▸ PROBLEM STATEMENT:
Give back exactly the lines from the one with "Rebuild this chart" through the one with "24.5, 23.7, 23.3, 23.1, 23.3, 23.6]", inclusive, without the images.

(Saved data entries)
◆ ◆ ◆ ◆

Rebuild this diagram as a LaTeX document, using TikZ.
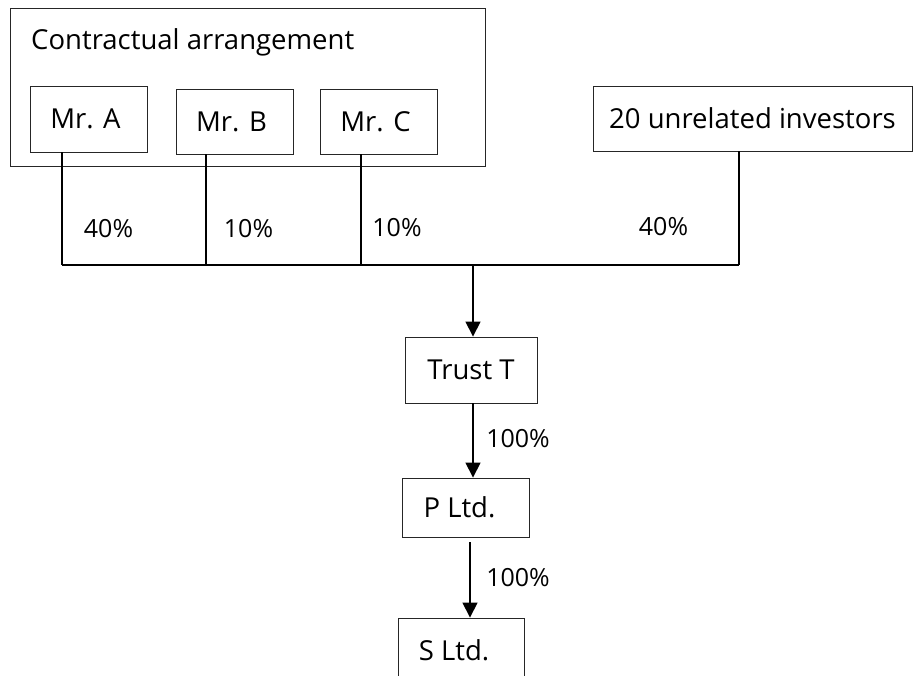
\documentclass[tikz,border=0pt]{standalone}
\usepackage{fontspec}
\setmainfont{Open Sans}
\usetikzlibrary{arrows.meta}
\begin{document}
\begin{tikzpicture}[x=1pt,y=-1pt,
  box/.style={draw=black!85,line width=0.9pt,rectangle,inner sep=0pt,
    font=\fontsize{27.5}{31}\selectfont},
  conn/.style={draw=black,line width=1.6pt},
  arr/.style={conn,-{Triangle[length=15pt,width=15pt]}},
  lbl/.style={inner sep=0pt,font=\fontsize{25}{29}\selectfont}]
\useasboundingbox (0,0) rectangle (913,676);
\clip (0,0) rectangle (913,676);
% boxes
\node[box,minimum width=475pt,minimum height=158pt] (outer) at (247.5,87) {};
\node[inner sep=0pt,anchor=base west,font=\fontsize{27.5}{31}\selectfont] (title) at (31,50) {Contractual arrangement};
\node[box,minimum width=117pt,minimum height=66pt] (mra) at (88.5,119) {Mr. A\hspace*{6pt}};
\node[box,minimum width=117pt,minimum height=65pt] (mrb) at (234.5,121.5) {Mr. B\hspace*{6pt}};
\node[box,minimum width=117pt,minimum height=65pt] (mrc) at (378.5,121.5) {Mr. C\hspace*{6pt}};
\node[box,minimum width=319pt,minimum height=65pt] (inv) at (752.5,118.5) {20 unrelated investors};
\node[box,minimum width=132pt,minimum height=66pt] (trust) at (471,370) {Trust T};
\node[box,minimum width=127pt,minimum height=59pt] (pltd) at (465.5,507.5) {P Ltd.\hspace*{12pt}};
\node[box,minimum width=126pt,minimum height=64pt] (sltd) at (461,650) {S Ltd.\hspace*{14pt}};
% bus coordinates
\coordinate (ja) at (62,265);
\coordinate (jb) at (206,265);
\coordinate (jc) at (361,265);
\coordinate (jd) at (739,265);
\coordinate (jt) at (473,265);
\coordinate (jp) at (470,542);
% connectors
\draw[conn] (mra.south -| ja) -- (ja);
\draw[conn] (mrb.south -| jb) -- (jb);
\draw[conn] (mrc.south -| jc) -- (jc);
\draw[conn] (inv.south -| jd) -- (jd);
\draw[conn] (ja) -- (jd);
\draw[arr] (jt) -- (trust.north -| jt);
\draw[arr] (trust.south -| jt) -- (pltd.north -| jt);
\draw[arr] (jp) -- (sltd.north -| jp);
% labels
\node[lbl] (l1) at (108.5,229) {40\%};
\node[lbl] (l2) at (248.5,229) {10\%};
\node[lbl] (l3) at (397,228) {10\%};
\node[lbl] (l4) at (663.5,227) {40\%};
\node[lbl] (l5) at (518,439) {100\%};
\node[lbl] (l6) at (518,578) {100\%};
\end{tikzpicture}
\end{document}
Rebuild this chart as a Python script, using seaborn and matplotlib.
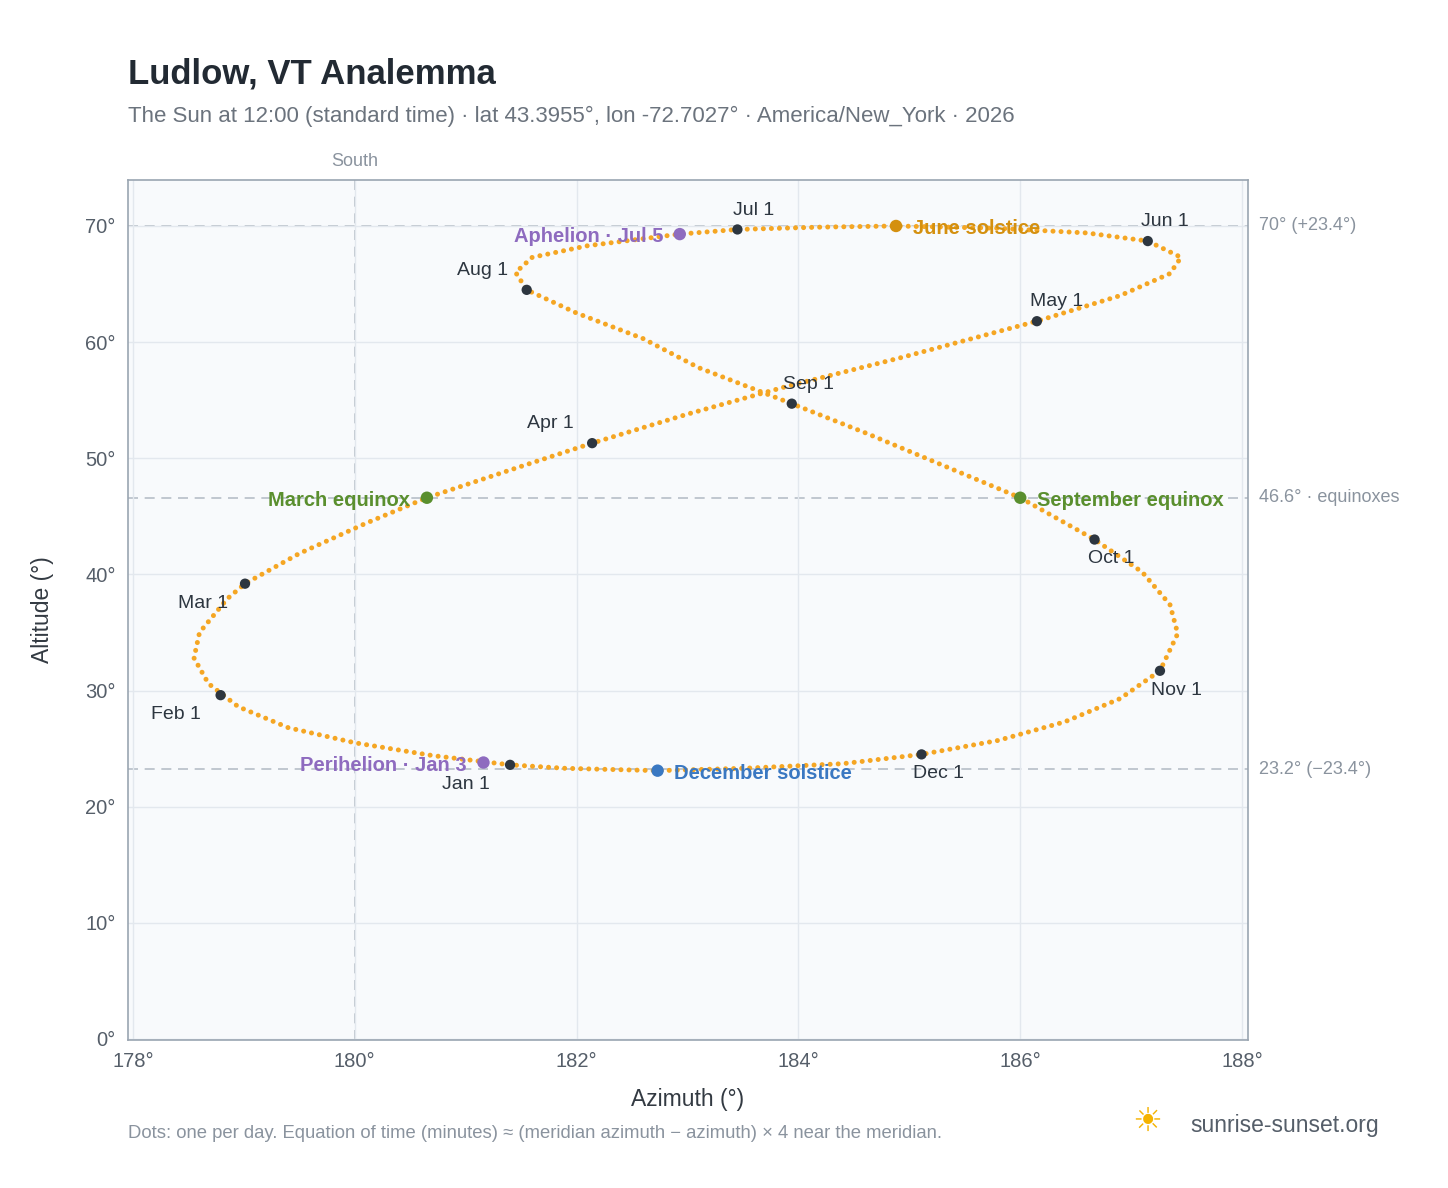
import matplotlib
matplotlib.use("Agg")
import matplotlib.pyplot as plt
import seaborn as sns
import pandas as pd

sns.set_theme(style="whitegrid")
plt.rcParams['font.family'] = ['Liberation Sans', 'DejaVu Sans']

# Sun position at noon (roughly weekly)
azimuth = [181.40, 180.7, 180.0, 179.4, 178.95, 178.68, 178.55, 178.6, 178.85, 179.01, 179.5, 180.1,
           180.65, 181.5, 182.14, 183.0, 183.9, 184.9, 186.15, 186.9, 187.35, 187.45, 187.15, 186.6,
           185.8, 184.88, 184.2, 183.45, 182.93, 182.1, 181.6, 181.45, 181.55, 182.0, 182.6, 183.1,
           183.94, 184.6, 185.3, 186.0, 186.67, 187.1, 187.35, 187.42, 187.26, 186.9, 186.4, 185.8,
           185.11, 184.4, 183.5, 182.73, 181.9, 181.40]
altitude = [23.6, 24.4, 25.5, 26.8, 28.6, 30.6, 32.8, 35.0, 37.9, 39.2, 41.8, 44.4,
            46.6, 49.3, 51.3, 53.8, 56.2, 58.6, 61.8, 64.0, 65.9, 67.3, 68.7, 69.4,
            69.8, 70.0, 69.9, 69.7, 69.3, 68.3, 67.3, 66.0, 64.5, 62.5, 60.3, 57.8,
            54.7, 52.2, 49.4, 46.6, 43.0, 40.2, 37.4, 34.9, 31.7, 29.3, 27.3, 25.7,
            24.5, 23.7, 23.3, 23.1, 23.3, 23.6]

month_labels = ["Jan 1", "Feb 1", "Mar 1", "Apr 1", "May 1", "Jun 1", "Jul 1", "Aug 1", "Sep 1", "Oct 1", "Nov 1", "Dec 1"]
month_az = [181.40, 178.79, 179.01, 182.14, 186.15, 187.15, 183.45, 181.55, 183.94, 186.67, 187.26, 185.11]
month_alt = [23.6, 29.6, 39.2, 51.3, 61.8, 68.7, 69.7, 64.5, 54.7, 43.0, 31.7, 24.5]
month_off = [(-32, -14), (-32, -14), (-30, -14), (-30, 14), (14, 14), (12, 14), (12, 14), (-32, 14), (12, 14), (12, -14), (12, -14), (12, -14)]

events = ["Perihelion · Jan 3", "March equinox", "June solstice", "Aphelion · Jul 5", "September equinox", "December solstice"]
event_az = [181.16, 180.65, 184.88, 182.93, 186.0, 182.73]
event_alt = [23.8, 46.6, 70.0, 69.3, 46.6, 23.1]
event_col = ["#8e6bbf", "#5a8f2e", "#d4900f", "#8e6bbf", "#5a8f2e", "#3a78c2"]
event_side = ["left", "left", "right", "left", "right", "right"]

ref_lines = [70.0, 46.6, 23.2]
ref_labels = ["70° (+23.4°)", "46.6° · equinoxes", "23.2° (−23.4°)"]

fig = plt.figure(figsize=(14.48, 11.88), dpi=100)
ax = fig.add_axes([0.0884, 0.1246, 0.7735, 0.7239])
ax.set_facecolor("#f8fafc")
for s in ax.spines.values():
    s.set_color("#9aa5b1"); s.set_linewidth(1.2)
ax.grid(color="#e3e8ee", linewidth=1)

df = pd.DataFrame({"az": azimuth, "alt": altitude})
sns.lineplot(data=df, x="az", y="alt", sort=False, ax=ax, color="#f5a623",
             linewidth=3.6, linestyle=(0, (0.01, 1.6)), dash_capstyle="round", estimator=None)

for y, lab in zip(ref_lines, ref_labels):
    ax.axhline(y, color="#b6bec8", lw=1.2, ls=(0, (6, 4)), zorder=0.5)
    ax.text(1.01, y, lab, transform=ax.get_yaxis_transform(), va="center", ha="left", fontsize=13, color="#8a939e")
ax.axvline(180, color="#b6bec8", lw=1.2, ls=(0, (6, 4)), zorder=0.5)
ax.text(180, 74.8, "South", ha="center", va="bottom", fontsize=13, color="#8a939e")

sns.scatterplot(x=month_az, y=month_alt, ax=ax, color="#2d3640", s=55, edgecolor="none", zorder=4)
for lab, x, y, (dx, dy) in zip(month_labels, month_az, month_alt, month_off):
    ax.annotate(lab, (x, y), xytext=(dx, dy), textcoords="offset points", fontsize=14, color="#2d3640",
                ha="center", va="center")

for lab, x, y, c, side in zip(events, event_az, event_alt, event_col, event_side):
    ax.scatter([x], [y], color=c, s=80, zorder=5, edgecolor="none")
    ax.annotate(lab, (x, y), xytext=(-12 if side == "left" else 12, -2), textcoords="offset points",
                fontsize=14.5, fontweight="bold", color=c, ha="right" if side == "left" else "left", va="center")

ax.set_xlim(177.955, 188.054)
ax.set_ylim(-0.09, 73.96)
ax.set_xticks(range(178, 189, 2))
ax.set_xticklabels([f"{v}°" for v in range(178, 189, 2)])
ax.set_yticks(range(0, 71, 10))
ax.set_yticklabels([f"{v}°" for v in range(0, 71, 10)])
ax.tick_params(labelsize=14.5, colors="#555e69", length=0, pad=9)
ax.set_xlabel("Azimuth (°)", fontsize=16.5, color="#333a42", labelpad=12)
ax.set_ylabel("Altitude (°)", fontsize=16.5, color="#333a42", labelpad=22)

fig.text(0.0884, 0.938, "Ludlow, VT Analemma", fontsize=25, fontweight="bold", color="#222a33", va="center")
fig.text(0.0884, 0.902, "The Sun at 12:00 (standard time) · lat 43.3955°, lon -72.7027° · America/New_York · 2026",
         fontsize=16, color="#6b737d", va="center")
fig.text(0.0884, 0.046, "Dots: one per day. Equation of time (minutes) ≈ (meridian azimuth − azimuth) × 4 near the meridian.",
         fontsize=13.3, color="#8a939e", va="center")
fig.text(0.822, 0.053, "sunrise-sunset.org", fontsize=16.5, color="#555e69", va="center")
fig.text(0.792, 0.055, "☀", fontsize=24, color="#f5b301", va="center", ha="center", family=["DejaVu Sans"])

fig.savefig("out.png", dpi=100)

◆ ◆ ◆ ◆

▸ RESULT OF THIS EXERCISE:
Rebuild this chart as a Python script, using seaborn and matplotlib.
import matplotlib
matplotlib.use("Agg")
import matplotlib.pyplot as plt
import seaborn as sns
import pandas as pd

sns.set_theme(style="whitegrid")
plt.rcParams['font.family'] = ['Liberation Sans', 'DejaVu Sans']

# Sun position at noon (roughly weekly)
azimuth = [181.40, 180.7, 180.0, 179.4, 178.95, 178.68, 178.55, 178.6, 178.85, 179.01, 179.5, 180.1,
           180.65, 181.5, 182.14, 183.0, 183.9, 184.9, 186.15, 186.9, 187.35, 187.45, 187.15, 186.6,
           185.8, 184.88, 184.2, 183.45, 182.93, 182.1, 181.6, 181.45, 181.55, 182.0, 182.6, 183.1,
           183.94, 184.6, 185.3, 186.0, 186.67, 187.1, 187.35, 187.42, 187.26, 186.9, 186.4, 185.8,
           185.11, 184.4, 183.5, 182.73, 181.9, 181.40]
altitude = [23.6, 24.4, 25.5, 26.8, 28.6, 30.6, 32.8, 35.0, 37.9, 39.2, 41.8, 44.4,
            46.6, 49.3, 51.3, 53.8, 56.2, 58.6, 61.8, 64.0, 65.9, 67.3, 68.7, 69.4,
            69.8, 70.0, 69.9, 69.7, 69.3, 68.3, 67.3, 66.0, 64.5, 62.5, 60.3, 57.8,
            54.7, 52.2, 49.4, 46.6, 43.0, 40.2, 37.4, 34.9, 31.7, 29.3, 27.3, 25.7,
            24.5, 23.7, 23.3, 23.1, 23.3, 23.6]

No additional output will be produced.